I am helpless before the crumbled, buttery goodness of the Ritz cracker. Even though I have not lived below the Mason-Dixon line in 19 years, my true palate remains Southern at heart. So when I read a recipe that involves Ritz crackers used in place of bread crumbs, I can’t really resist. Especially when it is suggested by someone as distinguished as John T. Edge, head of the Southern Foodways Alliance, in the virtual pages of Gourmet. Mr. Edge recently posted a casserole variation on a Frank Stitt gratin, and its publication happened to dovetail with a couple of my other current cooking interests, namely beans and greens.
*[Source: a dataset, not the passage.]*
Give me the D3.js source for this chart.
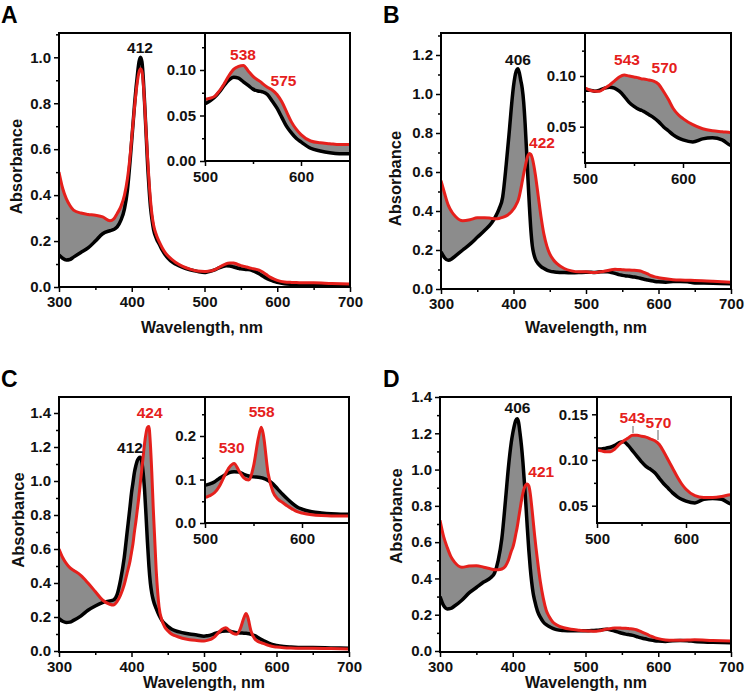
<!DOCTYPE html>
<html><head><meta charset="utf-8">
<script src="https://cdn.jsdelivr.net/npm/d3@7"></script>
<style>
body{margin:0;background:#fff;}
svg text{font-family:Arial,"Liberation Sans",sans-serif;font-weight:bold;}
</style></head><body>
<svg id="c" width="745" height="696"></svg>
<script>
// ---------------- DATA ----------------
const wavelengths=[300,305,310,315,320,330,340,350,360,370,375,380,385,390,394,398,400,402,404,406,408,410,412,414,416,418,420,422,424,426,428,430,434,438,442,446,450,455,460,470,480,490,500,505,510,515,520,525,530,535,540,545,550,555,558,560,565,570,575,580,585,590,595,600,610,620,630,640,650,675,700];

const blackA=[0.14,0.125,0.118,0.12,0.13,0.15,0.17,0.2,0.232,0.245,0.25,0.262,0.29,0.34,0.42,0.56,0.64,0.72,0.8,0.87,0.93,0.98,1.0,0.98,0.9,0.78,0.65,0.52,0.42,0.34,0.29,0.25,0.21,0.185,0.16,0.14,0.125,0.11,0.1,0.085,0.075,0.068,0.063,0.066,0.07,0.076,0.083,0.089,0.092,0.091,0.087,0.083,0.079,0.077,0.0765,0.076,0.073,0.066,0.058,0.048,0.038,0.031,0.025,0.021,0.014,0.011,0.009,0.008,0.008,0.006,0.005];
const redA=[0.5,0.43,0.385,0.355,0.335,0.322,0.316,0.312,0.305,0.288,0.295,0.32,0.35,0.4,0.47,0.58,0.65,0.72,0.79,0.85,0.9,0.935,0.95,0.94,0.88,0.78,0.66,0.55,0.45,0.37,0.31,0.27,0.225,0.195,0.17,0.15,0.135,0.12,0.108,0.09,0.078,0.07,0.068,0.069,0.071,0.077,0.085,0.094,0.101,0.104,0.105,0.099,0.093,0.089,0.087,0.085,0.081,0.078,0.073,0.065,0.054,0.043,0.035,0.029,0.022,0.02,0.019,0.018,0.018,0.015,0.013];

const blackB=[0.19,0.16,0.147,0.155,0.17,0.2,0.23,0.265,0.3,0.34,0.37,0.41,0.47,0.64,0.8,0.97,1.04,1.09,1.12,1.13,1.11,1.07,1.03,0.96,0.85,0.71,0.56,0.42,0.3,0.22,0.18,0.155,0.13,0.115,0.105,0.097,0.092,0.088,0.086,0.084,0.083,0.084,0.086,0.086,0.085,0.086,0.088,0.089,0.088,0.085,0.08,0.074,0.07,0.067,0.066,0.065,0.062,0.059,0.055,0.05,0.046,0.042,0.039,0.037,0.035,0.038,0.039,0.037,0.031,0.03,0.027];
const redB=[0.555,0.49,0.43,0.395,0.372,0.35,0.355,0.365,0.366,0.362,0.36,0.362,0.367,0.375,0.385,0.4,0.41,0.42,0.435,0.45,0.475,0.51,0.55,0.59,0.625,0.66,0.685,0.695,0.69,0.67,0.635,0.59,0.48,0.37,0.28,0.22,0.18,0.15,0.13,0.105,0.093,0.088,0.088,0.086,0.085,0.085,0.088,0.091,0.095,0.099,0.101,0.1,0.099,0.098,0.097,0.097,0.096,0.095,0.092,0.085,0.077,0.068,0.062,0.058,0.052,0.048,0.046,0.045,0.044,0.04,0.035];

const blackC=[0.19,0.175,0.168,0.17,0.18,0.205,0.24,0.265,0.285,0.295,0.3,0.33,0.42,0.55,0.7,0.85,0.93,0.99,1.05,1.09,1.12,1.135,1.14,1.12,1.05,0.95,0.8,0.64,0.5,0.4,0.34,0.3,0.25,0.21,0.18,0.16,0.145,0.13,0.12,0.108,0.1,0.094,0.087,0.09,0.095,0.103,0.11,0.116,0.118,0.117,0.112,0.108,0.106,0.105,0.104,0.103,0.098,0.09,0.078,0.066,0.055,0.045,0.037,0.032,0.026,0.023,0.021,0.02,0.02,0.018,0.016];
const redC=[0.6,0.55,0.515,0.49,0.475,0.445,0.4,0.35,0.3,0.275,0.27,0.29,0.33,0.39,0.46,0.53,0.58,0.63,0.7,0.76,0.83,0.9,0.98,1.06,1.14,1.22,1.28,1.315,1.32,1.22,1.05,0.84,0.48,0.26,0.18,0.14,0.12,0.1,0.09,0.075,0.066,0.062,0.059,0.063,0.07,0.085,0.108,0.128,0.137,0.12,0.104,0.099,0.13,0.195,0.22,0.205,0.115,0.072,0.055,0.047,0.039,0.032,0.026,0.023,0.019,0.017,0.016,0.016,0.016,0.014,0.012];

const blackD=[0.3,0.25,0.232,0.235,0.248,0.28,0.32,0.35,0.38,0.405,0.43,0.5,0.62,0.83,1.01,1.15,1.2,1.24,1.27,1.28,1.26,1.2,1.13,1.04,0.93,0.81,0.68,0.56,0.46,0.38,0.32,0.28,0.22,0.185,0.16,0.145,0.135,0.125,0.118,0.113,0.111,0.111,0.112,0.112,0.113,0.114,0.116,0.119,0.12,0.116,0.11,0.104,0.098,0.093,0.091,0.09,0.086,0.08,0.074,0.069,0.064,0.06,0.057,0.055,0.053,0.057,0.058,0.057,0.052,0.048,0.045];
const redD=[0.72,0.63,0.57,0.52,0.49,0.462,0.468,0.47,0.462,0.452,0.448,0.448,0.452,0.468,0.5,0.55,0.57,0.6,0.64,0.68,0.73,0.78,0.83,0.87,0.9,0.915,0.92,0.91,0.87,0.8,0.72,0.64,0.5,0.38,0.29,0.225,0.19,0.16,0.145,0.128,0.12,0.115,0.111,0.11,0.109,0.109,0.112,0.117,0.121,0.124,0.127,0.127,0.126,0.125,0.124,0.123,0.121,0.117,0.109,0.1,0.091,0.082,0.074,0.068,0.061,0.059,0.059,0.06,0.062,0.058,0.055];

const mainXTicks=[300,400,500,600,700];
const mainXMinor=[350,450,550,650];
const insetXTicks=[500,600];
const insetXMinor=[550];
const yTicks12=[0,0.2,0.4,0.6,0.8,1.0,1.2];
const yTicks14=[0,0.2,0.4,0.6,0.8,1.0,1.2,1.4];
const yTicks10=[0,0.2,0.4,0.6,0.8,1.0];
const yMinorMain=[0.1,0.3,0.5,0.7,0.9,1.1,1.3];
const insetYTicksA=[0,0.05,0.10], insetYMinorA=[0.025,0.075,0.125];
const insetYTicksB=[0.05,0.10], insetYMinorB=[0.025,0.075,0.125];
const insetYTicksC=[0,0.1,0.2], insetYMinorC=[0.05,0.15,0.25];
const insetYTicksD=[0.05,0.10,0.15], insetYMinorD=[0.075,0.125];

// ---------------- DRAW ----------------
const RED="#e5201c", GREY="#8c8c8c";
const svg=d3.select("#c");
let clipId=0;

function plotBox(g, f, xs, ys, black, red, xTicks, xMinor, yTicks, yMinor, yFmt, xRange, opts){
  const x=d3.scaleLinear().domain([xs[0][0],xs[1][0]]).range([xs[0][1],xs[1][1]]);
  const y=d3.scaleLinear().domain([ys[0][0],ys[1][0]]).range([ys[0][1],ys[1][1]]);
  if(opts.bg) g.append("rect").attr("x",f.l).attr("y",f.t).attr("width",f.r-f.l).attr("height",f.b-f.t).attr("fill","#fff");
  const id="clip"+(clipId++);
  g.append("clipPath").attr("id",id).append("rect").attr("x",f.l).attr("y",f.t).attr("width",f.r-f.l).attr("height",f.b-f.t);
  const data=wavelengths.map((w,i)=>({w:w,b:black[i],r:red[i]})).filter(d=>d.w>=xRange[0]&&d.w<=xRange[1]);
  const pg=g.append("g").attr("clip-path","url(#"+id+")");
  pg.append("path").datum(data).attr("fill",GREY)
    .attr("d",d3.area().x(d=>x(d.w)).y0(d=>y(d.b)).y1(d=>y(d.r)).curve(d3.curveMonotoneX));
  pg.append("path").datum(data).attr("fill","none").attr("stroke","#000").attr("stroke-width",3.5).attr("stroke-linejoin","round")
    .attr("d",d3.line().x(d=>x(d.w)).y(d=>y(d.b)).curve(d3.curveMonotoneX));
  pg.append("path").datum(data).attr("fill","none").attr("stroke",RED).attr("stroke-width",3).attr("stroke-linejoin","round")
    .attr("d",d3.line().x(d=>x(d.w)).y(d=>y(d.r)).curve(d3.curveMonotoneX));
  g.append("rect").attr("x",f.l).attr("y",f.t).attr("width",f.r-f.l).attr("height",f.b-f.t)
    .attr("fill","none").attr("stroke","#000").attr("stroke-width",2);
  const ax=g.append("g").attr("transform","translate(0,"+f.b+")")
    .call(d3.axisBottom(x).tickValues(xTicks).tickSize(5).tickPadding(opts.xpad).tickFormat(d3.format("d")));
  const axm=g.append("g").attr("transform","translate(0,"+f.b+")")
    .call(d3.axisBottom(x).tickValues(xMinor).tickSize(3).tickFormat(""));
  const ay=g.append("g").attr("transform","translate("+f.l+",0)")
    .call(d3.axisLeft(y).tickValues(yTicks).tickSize(5).tickPadding(opts.ypad).tickFormat(d3.format(yFmt)));
  const aym=g.append("g").attr("transform","translate("+f.l+",0)")
    .call(d3.axisLeft(y).tickValues(yMinor.filter(v=>y(v)>=f.t-0.5&&y(v)<=f.b+0.5)).tickSize(3).tickFormat(""));
  [ax,axm,ay,aym].forEach(a=>{
    a.select(".domain").remove();
    a.selectAll("line").attr("stroke","#000").attr("stroke-width",1.5);
    a.selectAll("text").attr("font-size",15).attr("fill","#111")
      .style("font-family","Arial,'Liberation Sans',sans-serif").style("font-weight","bold");
  });
  return {x,y};
}

function txt(x,y,s,color,size,anchor,rot){
  const t=svg.append("text").attr("x",x).attr("y",y).text(s).attr("fill",color)
    .attr("font-size",size).attr("text-anchor",anchor||"middle");
  if(rot) t.attr("transform","rotate(-90,"+x+","+y+")").attr("dominant-baseline","central");
  return t;
}

const panels=[
 {letter:"A",lx:1,ly:23,black:blackA,red:redA,
  main:{f:{l:59,r:350,t:33,b:287},xs:[[300,59],[700,350]],ys:[[0,287],[1.0,57.3]],yt:yTicks10,ym:yMinorMain},
  inset:{f:{l:205,r:350,t:33,b:161},xs:[[500,205],[600,301]],ys:[[0,161],[0.1,70]],yt:insetYTicksA,ym:insetYMinorA,fmt:".2f"},
  absX:16,absY:166.5,wlX:202,wlY:333,
  labels:[["412",140,53,"#111"],["538",243,60,RED],["575",283.5,86,RED]]},
 {letter:"B",lx:383,ly:23,black:blackB,red:redB,
  main:{f:{l:441,r:731,t:33,b:289},xs:[[300,441],[700,731]],ys:[[0,289],[1.2,55]],yt:yTicks12,ym:yMinorMain},
  inset:{f:{l:585,r:731,t:33,b:163},xs:[[500,585],[600,683]],ys:[[0.05,126.7],[0.10,76]],yt:insetYTicksB,ym:insetYMinorB,fmt:".2f"},
  absX:395,absY:178.5,wlX:586,wlY:333,
  labels:[["406",518,65,"#111"],["422",542,148,RED],["543",627,65,RED],["570",664.5,72.5,RED]]},
 {letter:"C",lx:1,ly:387,black:blackC,red:redC,
  main:{f:{l:59,r:349,t:397,b:652},xs:[[300,59],[700,349]],ys:[[0,651],[1.4,413]],yt:yTicks14,ym:yMinorMain},
  inset:{f:{l:205,r:349,t:397,b:523},xs:[[500,205],[600,302]],ys:[[0,523],[0.2,436]],yt:insetYTicksC,ym:insetYMinorC,fmt:".1f"},
  absX:17.5,absY:520,wlX:204,wlY:688,
  labels:[["424",149.7,418,RED],["412",130,453,"#111"],["530",231.7,453,RED],["558",261.7,416.5,RED]]},
 {letter:"D",lx:383,ly:387,black:blackD,red:redD,
  main:{f:{l:440,r:731,t:397,b:652},xs:[[300,440],[700,731]],ys:[[0,651],[1.4,397]],yt:yTicks14,ym:yMinorMain},
  inset:{f:{l:597,r:731,t:397,b:523},xs:[[500,597],[600,686]],ys:[[0.05,505.7],[0.15,414.3]],yt:insetYTicksD,ym:insetYMinorD,fmt:".2f"},
  absX:396,absY:516,wlX:586,wlY:688,
  labels:[["406",517.5,412.5,"#111"],["421",541.3,477,RED],["543",632.5,423,RED],["570",658.5,428,RED]]}
];

panels.forEach((p,k)=>{
  const g=svg.append("g");
  plotBox(g,p.main.f,p.main.xs,p.main.ys,p.black,p.red,mainXTicks,mainXMinor,p.main.yt,p.main.ym,".1f",[300,700],{bg:false,xpad:4,ypad:3});
  const gi=svg.append("g");
  plotBox(gi,p.inset.f,p.inset.xs,p.inset.ys,p.black,p.red,insetXTicks,insetXMinor,p.inset.yt,p.inset.ym,p.inset.fmt,[490,675],{bg:true,xpad:5,ypad:4});
  if(k===3){
    svg.append("line").attr("x1",633).attr("x2",633).attr("y1",426).attr("y2",433).attr("stroke","#666").attr("stroke-width",1);
    svg.append("line").attr("x1",658).attr("x2",658).attr("y1",430).attr("y2",440).attr("stroke","#666").attr("stroke-width",1);
  }
  txt(p.lx,p.ly,p.letter,"#000",23,"start");
  txt(p.absX,p.absY,"Absorbance","#111",16.5,"middle",true);
  txt(p.wlX,p.wlY,"Wavelength, nm","#111",16,"middle");
  p.labels.forEach(l=>txt(l[1],l[2],l[0],l[3],15.5,"middle"));
});
</script>
</body></html>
Mr. Edge’s slow downgrading of the original recipe started with canned beans, but part of my inspiration for making this dish had to do with my recent discovery of Rancho Gordo’s magical Alubia Criolla bean, which is basically a Mexican heirloom variety of a white runner bean, as perfect and creamy a white bean as you can imagine. Once I made my first batch, I was on the lookout for anything I could use them in. And along comes Mr. Edge with his beans-and-greens casserole, coinciding with the appearance at the farmers market of beautiful, peaced-out collard greens grown by the Buddhists at Green Gulch. The stars were aligned for my California-fication of Mr. Edge’s casserole-ification of Frank Stitt’s gratin.